El tío Carl, que gozaba como el primero contando historias (por lo menos, cuando estaba entre colegas, y Louis, que trabajó con él durante varios veranos, podía ser considerado como una especie de aprendiz de enterrador), relató a su sobrino una exhumación que tuvo que hacer por orden de la oficina del fiscal del condado de Cook. El tío Carl se trasladó a Groveland para dirigir personalmente la operación. Estas cosas podían ser bastante complicadas. La gente, cuando se hablaba de desenterrar a alguien, solía pensar en las películas de terror, con Boris Karloff en el papel del doctor Frankenstein y Dwight Frye en el de Igor, y se equivocaba. Abrir una bóveda sellada no era trabajo para dos hombres, a no ser que pudieran dedicar a ello seis semanas. Aquella exhumación parecía ir bien… al principio. Se abrió la tumba y la grúa asió la parte superior de la bóveda. Pero la tapa no se abrió, tal como todos esperaban, sino que empezó a subir toda la cámara. Las paredes laterales estaban ya un poco húmedas y descoloridas. El tío Carl gritó al operario que manejaba la grúa que diera marcha atrás. Él traería de la funeraria algo que ablandara el pegamento.
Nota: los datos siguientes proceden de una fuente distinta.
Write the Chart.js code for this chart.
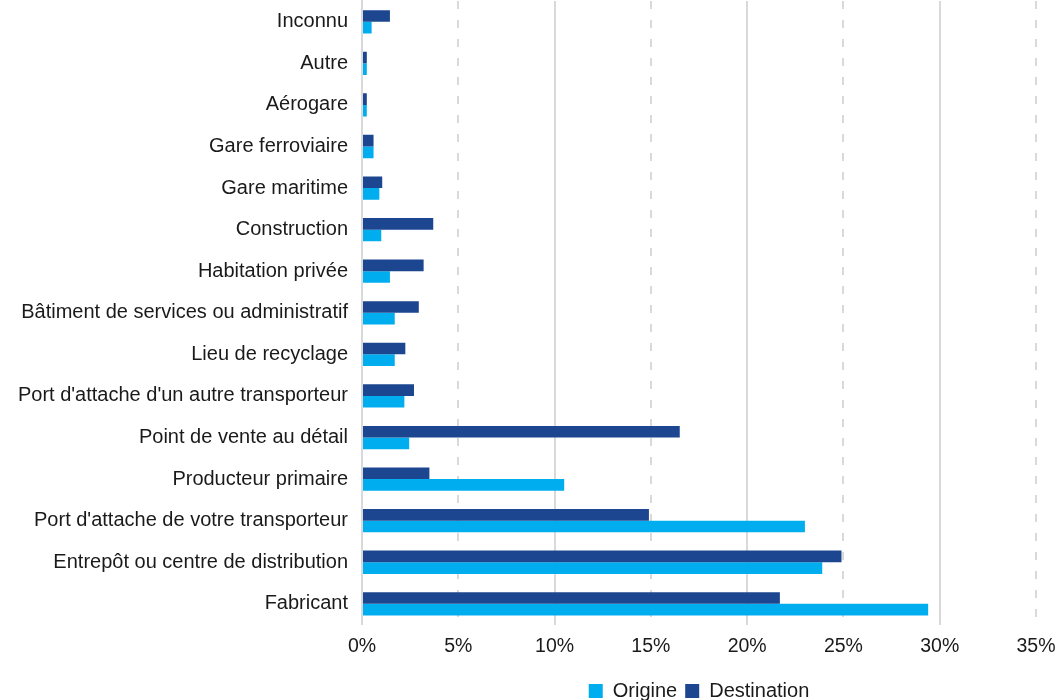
<!DOCTYPE html>
<html>
<head>
<meta charset="utf-8">
<script src="https://cdn.jsdelivr.net/npm/chart.js@4"></script>
<style>
  html, body { margin: 0; padding: 0; background: #fff; }
  #wrap { position: relative; width: 1058px; height: 700px; }
</style>
</head>
<body>
<div id="wrap"><canvas id="lieux"></canvas></div>
<script>
const categories = [
  "Inconnu",
  "Autre",
  "Aérogare",
  "Gare ferroviaire",
  "Gare maritime",
  "Construction",
  "Habitation privée",
  "Bâtiment de services ou administratif",
  "Lieu de recyclage",
  "Port d'attache d'un autre transporteur",
  "Point de vente au détail",
  "Producteur primaire",
  "Port d'attache de votre transporteur",
  "Entrepôt ou centre de distribution",
  "Fabricant"
];
const origine = [0.5, 0.25, 0.25, 0.6, 0.9, 1.0, 1.45, 1.7, 1.7, 2.2, 2.45, 10.5, 23.0, 23.9, 29.4];
const destination = [1.45, 0.25, 0.25, 0.6, 1.05, 3.7, 3.2, 2.95, 2.25, 2.7, 16.5, 3.5, 14.9, 24.9, 21.7];
const xTicks = [0, 5, 10, 15, 20, 25, 30, 35];

const FONT = "'Liberation Sans', Arial, sans-serif";
const GRID = "#d9d9d9";

// centre the legend under the plot area and push it a bit lower
const legendShift = {
  id: "legendShift",
  afterLayout(chart) {
    const l = chart.legend;
    const off = (chart.chartArea.left + chart.chartArea.right) / 2 - (l.left + l.right) / 2;
    l.left += off;
    l.right += off;
    l.top += 11;
    l.bottom += 11;
  }
};

new Chart(document.getElementById("lieux"), {
  type: "bar",
  data: {
    labels: categories,
    datasets: [
      { label: "Destination", data: destination, backgroundColor: "#1d4690" },
      { label: "Origine", data: origine, backgroundColor: "#00aeef" }
    ]
  },
  options: {
    indexAxis: "y",
    responsive: true,
    maintainAspectRatio: false,
    animation: false,
    categoryPercentage: 0.56,
    barPercentage: 1.0,
    layout: { padding: { top: 1, right: 22, bottom: 0, left: 0 } },
    plugins: {
      tooltip: { enabled: false },
      legend: {
        position: "bottom",
        reverse: true,
        labels: {
          boxWidth: 14,
          boxHeight: 14,
          padding: 8,
          color: "#1a1a1a",
          font: { family: FONT, size: 20 }
        }
      }
    },
    scales: {
      x: {
        min: 0,
        max: 35,
        afterBuildTicks: s => { s.ticks = xTicks.map(v => ({ value: v })); },
        afterFit: s => { s.paddingLeft = 0; s.paddingRight = 0; s.height -= 6; },
        ticks: {
          padding: 10,
          color: "#1a1a1a",
          font: { family: FONT, size: 19.5 },
          callback: v => v + "%"
        },
        grid: { color: GRID, lineWidth: 2, drawTicks: false },
        border: {
          display: false,
          dash: ctx => (ctx.tick && ctx.tick.value % 10 === 5) ? [8, 11] : []
        }
      },
      y: {
        afterFit: s => { s.width = 362; s.paddingTop = 0; s.paddingBottom = 0; },
        ticks: {
          padding: 14,
          color: "#1a1a1a",
          font: { family: FONT, size: 20 }
        },
        grid: { display: false, drawTicks: false },
        border: { display: true, color: GRID, width: 2 }
      }
    }
  },
  plugins: [legendShift]
});
</script>
</body>
</html>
Pero el operario, o no le oyó, o decidió seguir adelante por su cuenta y riesgo, como un niño que jugara con una grúa de juguete a pescar regalos en una feria. El tío Carl dijo que aquel idiota estuvo a punto de no contarlo. Cuando ya asomaban de tierra las tres cuartas partes de la bóveda —el tío Carl y su ayudante oían gotear el agua de la base al fondo de la tumba (aquélla fue una semana muy lluviosa en la zona de Chicago)—, la grúa basculó e hincó el brazo en la tumba. El operario chocó contra el parabrisas y se rompió la nariz. Los festejos de aquel día costaron al condado de Cook unos tres mil dólares: dos mil más que el coste medio de estas alegres actividades. El tío Carl le relató el incidente a raíz de la elección del operario de la grúa para el cargo de presidente de la asociación local de conductores de carretas, acaecida seis años después.
Las cubiertas de placas eran más sencillas. Consistían en una simple cubeta de hormigón abierta por arriba, que se introducía en la tumba la mañana del entierro. Después de la ceremonia, se depositaba el féretro en su interior. Luego, los sepultureros colocaban la tapa que solía estar dividida en dos piezas. Estas piezas se bajaban verticalmente, una a cada extremo de la tumba, hasta que descansaban como extraños soportes de libros. En el extremo de cada pieza había una anilla de hierro por la que los sepultureros pasaban una cadena y hacían descender las piezas lentamente para cerrar la cubeta. Cada pieza pesaría unos treinta o treinta y cinco kilos…, cuarenta, a lo sumo. Y no se utilizaba sellador.
Era relativamente fácil para un hombre solo levantar aquellas placas; eso era lo que Jud quería decir.
Era relativamente fácil para un hombre desenterrar el cuerpo de su hijo para enterrarlo en otro lugar.
«Ssssh… ssssh. De estas cosas no se habla. Son secretos».
—Sí, por supuesto que conozco la diferencia entre una bóveda sellada y una cubierta de placas —dijo Louis—. Pero yo no pensaba… Yo no pensaba lo que tú piensas que pensaba.
—Louis…
—Es tarde —dijo Louis—. Es tarde, estoy borracho y me ahoga la pena. Si te parece que tienes que contarme eso, pues cuéntamelo y acabemos.
«Debí empezar con martinis —pensó—. Así hubiera estado roque cuando él llamó a la puerta».
—De acuerdo, Louis. Y gracias.
—Adelante.
Jud se quedó pensativo unos momentos y empezó a hablar.